Il senso di colpa arriva a far parte della struttura emozionale di un individuo principalmente in due modi. Nel primo, è appreso in tenerissima età e persiste nell’adulto come residua reazione infantile. Nel secondo, l’adulto si auto-impone il senso di colpa per un’infrazione a un codice al quale professa di credere. Il senso di colpa residuo è la reazione emotiva scatenata da ricordi infantili. Frasi del tipo “Se lo fai un’altra volta papà si arrabbia”, “Dovresti vergognarti per quello che hai fatto”, usate dai genitori, contengono implicazioni che possono ancora ferire l’adulto se delude il capoufficio o altre persone nelle quali egli ravvisi i genitori.
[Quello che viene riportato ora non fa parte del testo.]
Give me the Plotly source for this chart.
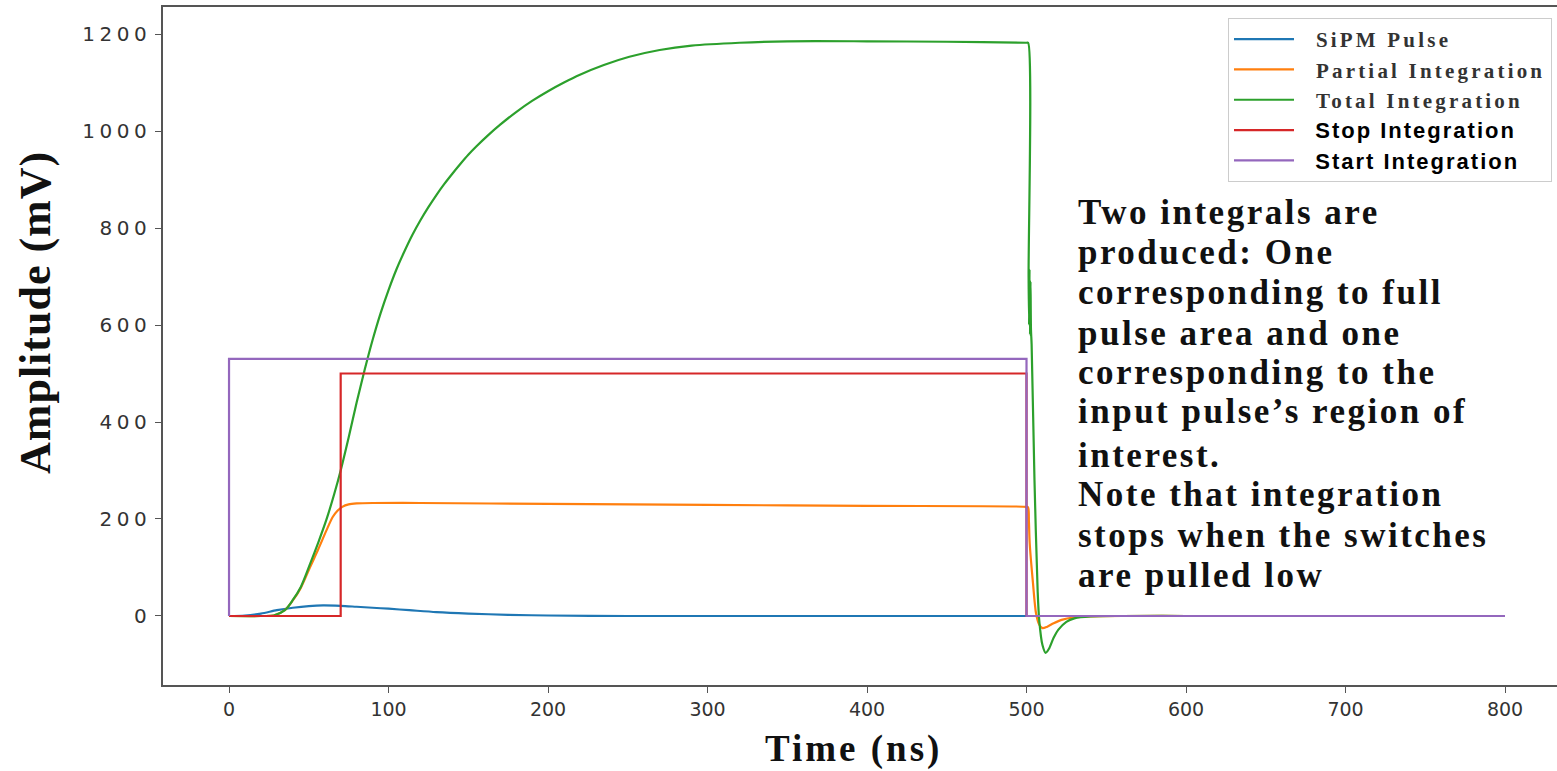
import plotly.graph_objects as go

# ---- data ----
sipm_t = [0, 10, 20, 30, 40, 50, 59, 70, 80, 90, 100, 113, 130, 150, 175, 200, 250, 300, 400, 500, 600, 700, 800]
sipm_v = [0, 1, 5, 12, 17, 20.5, 22, 21, 19, 17, 15, 12, 8, 5, 2.5, 1, 0, 0, 0, 0, 0, 0, 0]

partial_t = [0, 20, 28, 35, 40, 45, 51, 56, 61, 65, 68, 71, 75, 80, 90, 120, 200, 300, 400, 500,
             501, 501.5, 502, 504, 506, 508, 510, 513, 517, 522, 530, 540, 560, 600, 700, 800]
partial_v = [0, 0, 1, 12, 32, 58, 102, 138, 176, 204, 217, 225, 230, 232, 233, 233, 231, 229, 227, 225,
             224, 195, 150, 70, 5, -18, -25, -22, -15, -8, -3, -1, 0, 0, 0, 0]

total_t = [0, 20, 28, 35, 40, 45, 51, 56, 61, 66, 70, 75, 80, 85, 90, 95, 100, 105, 110, 115, 120,
           125, 130, 135, 140, 145, 150, 155, 162, 170, 180, 190, 200, 210, 220, 235, 251, 270, 290, 320,
           350, 400, 450, 500,
           501, 501.3, 501.6, 501.9, 502.2, 502.5, 502.8, 503.2, 505, 507, 508, 510, 512, 514,
           517, 520, 525, 530, 540, 560, 600, 700, 800]
total_v = [0, 0, 1, 12, 33, 60, 109, 152, 198, 252, 300, 368, 440, 507, 569, 624, 672, 715, 752, 786, 816,
           843, 868, 891, 912, 932, 951, 968, 990, 1013, 1039, 1062, 1082, 1100, 1116, 1136, 1153, 1167, 1176, 1182,
           1185, 1185, 1184, 1182,
           1182, 700, 600, 715, 580, 690, 590, 560, 280, 50, -10, -60, -76, -68,
           -45, -28, -12, -5, -1, 0, 0, 0, 0]

stop_t = [0, 70, 70, 500, 500, 800]
stop_v = [0, 0, 500, 500, 0, 0]

start_t = [0, 0, 500, 500, 800]
start_v = [0, 530, 530, 0, 0]

x_ticks = [0, 100, 200, 300, 400, 500, 600, 700, 800]
y_ticks = [0, 200, 400, 600, 800, 1000, 1200]

note_lines = [
    "Two integrals are",
    "produced: One",
    "corresponding to full",
    "pulse area and one",
    "corresponding to the",
    "input pulse\u2019s region of",
    "interest.",
    "Note that integration",
    "stops when the switches",
    "are pulled low",
]

# ---- styling ----
serif_leg = "font-family:'Liberation Serif','Times New Roman',serif;font-weight:bold;font-size:21px;fill:#333;letter-spacing:3.2px"
sans_leg = "font-family:'Liberation Sans',Arial,sans-serif;font-weight:bold;font-size:22px;fill:#000;letter-spacing:2.0px"

series = [
    ("SiPM Pulse", sipm_t, sipm_v, "#1f77b4", serif_leg, "spline"),
    ("Partial Integration", partial_t, partial_v, "#ff7f0e", serif_leg, "spline"),
    ("Total Integration", total_t, total_v, "#2ca02c", serif_leg, "spline"),
    ("Stop Integration", stop_t, stop_v, "#d62728", sans_leg, "linear"),
    ("Start Integration", start_t, start_v, "#9467bd", sans_leg, "linear"),
]

fig = go.Figure()
for i, (name, t, v, color, sty, shape) in enumerate(series):
    line = dict(color=color, width=2.2, shape=shape)
    if shape == "spline":
        line["smoothing"] = 0.8
    fig.add_trace(go.Scatter(
        x=t, y=v, mode="lines", line=line,
        name=f"<span style=\"{sty}\">&nbsp;&nbsp;{name}</span>", legendgroup=f"g{i}",
    ))

W, H = 1557, 771
L, R, T, B = 163, 0, 7, 86
pw, ph = W - L - R, H - T - B


def px_x(px):
    return (px - L) / pw


def px_y(py):
    return (H - B - py) / ph


fig.update_layout(
    width=W, height=H,
    margin=dict(l=L, r=R, t=T, b=B, autoexpand=False),
    paper_bgcolor="white", plot_bgcolor="white",
    showlegend=True,
    legend=dict(
        x=px_x(1228), y=px_y(18), xanchor="left", yanchor="top",
        bgcolor="white", bordercolor="#cccccc", borderwidth=1,
        font=dict(size=21, color="#333"),
        tracegroupgap=0, itemwidth=60,
    ),
    font=dict(family="DejaVu Sans", color="#333"),
)

fig.update_xaxes(
    range=[-41.4, 832.6], tickvals=x_ticks, ticktext=[str(v) for v in x_ticks],
    showgrid=False, zeroline=False, showline=True, linecolor="#555", linewidth=1.5,
    mirror=True, ticks="outside", ticklen=6, tickcolor="#555",
    tickfont=dict(family="DejaVu Sans", size=19, color="#333"),
)
fig.update_yaxes(
    range=[-142.3, 1255.7], tickvals=y_ticks,
    ticktext=[f"<span style='letter-spacing:4.5px'>{v}</span>" for v in y_ticks],
    showgrid=False, zeroline=False, showline=True, linecolor="#555", linewidth=1.5,
    ticks="outside", ticklen=6, tickcolor="#555",
    tickfont=dict(family="DejaVu Sans", size=20, color="#333"),
)

annotations = [
    dict(text="<span style='letter-spacing:1px'>Amplitude (mV)</span>", xref="paper", yref="paper",
         x=px_x(35), y=px_y(313),
         textangle=-90, showarrow=False, xanchor="center", yanchor="middle",
         font=dict(family="Liberation Serif", size=44, color="#111", weight="bold")),
    dict(text="<span style='letter-spacing:3px'>Time (ns)</span>", xref="paper", yref="paper",
         x=px_x(853), y=px_y(749),
         showarrow=False, xanchor="center", yanchor="middle",
         font=dict(family="Liberation Serif", size=37, color="#111", weight="bold")),
]
line_y = [212, 252, 292, 333, 373, 412, 455, 495, 535, 575]
for txt, yy in zip(note_lines, line_y):
    annotations.append(dict(
        text=f"<span style='letter-spacing:2.5px'>{txt}</span>",
        xref="paper", yref="paper", x=px_x(1076), y=px_y(yy),
        showarrow=False, xanchor="left", yanchor="middle",
        font=dict(family="Liberation Serif", size=35, color="#111", weight="bold"),
    ))
fig.update_layout(annotations=annotations)

fig.write_html("out.html")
Il senso di colpa auto-imposto comprende reazioni di colpa assai più tormentose delle prime. L’individuo è immobilizzato da cose che ha fatto di recente, ma che non sono necessariamente collegate alla sua infanzia. Si tratta del senso di colpa che ci si auto-impone allorché si viola una norma o il codice morale, ad esempio la legge di Dio. Ci si può contristare a lungo, benché il tormento non possa cambiare l’accaduto. Lo si prova anche quando abbiamo detto una frase infelice, messo qualcuno alla porta o non aiutato una persona nel bisogno, quando non siamo andati in chiesa perché troppo stanchi, ecc. Possiamo, considerare tale senso di colpa come il risultato del tentativo (fallito) di mettere in pratica la Parola di Dio e di essere coerente con quello in cui crediamo. Oppure, come reazione a certi standard che ci siamo imposti ma che in realtà non realizziamo, quali ad esempio fissare a priori un numero di capitoli della Bibbia da leggere ogni settimana, fare un favore a un vicino di casa, fare una bella sorpresa alla moglie per il suo compleanno, e così via. Il senso di colpa auto-imposto fa parte non solo della nostra fragilità, ma anche del nostro modo di vivere la religione, caratterizzato più dal dovere auto-imposto e dal fare, piuttosto che dall’essere in Cristo. Nel senso di colpa auto-imposto il credente è il solo auto-referente morale. Tale atteggiamento esclude l’attività dello Spirito Santo il quale è il solo che può “convincere di peccato” (Giovanni 16:18) e venire incontro alla nostra fragilità (Romani 8:26). Una religiosità così espressa non è in armonia con la semplicità e la fragilità dell’essere e della vita in generale e con la semplicità del vivere l’evangelo. Dal senso di colpa auto-imposto fluisce una risposta di auto-punizione e/o auto-assoluzione caratterizzata dal fare, dalla promessa di non peccare più, piuttosto che dall’accettazione della propria fragilità e dal perdono di Cristo.
“Questo soltanto ho trovato: che Dio ha fatto l’uomo retto, ma gli uomini hanno cercato molti sotterfugi” (Ecclesiaste 7:29) per essere salvati e liberarsi dai sensi di colpa. “Io, io cancello i tuoi misfatti, per riguardo a me non ricordo più i tuoi peccati” (Isaia 43: 25). La religiosità mal vissuta crea degli uomini schiavi di se stessi, complessati e depressi, per questo Gesù ha affermato: “Conoscerete la verità (Gesù Cristo) e la verità (Gesù Cristo) vi farà liberi” (Giovanni 8:32, 14:6). Conoscere Gesù Cristo è importante, ma viverlo lo è ancora di più!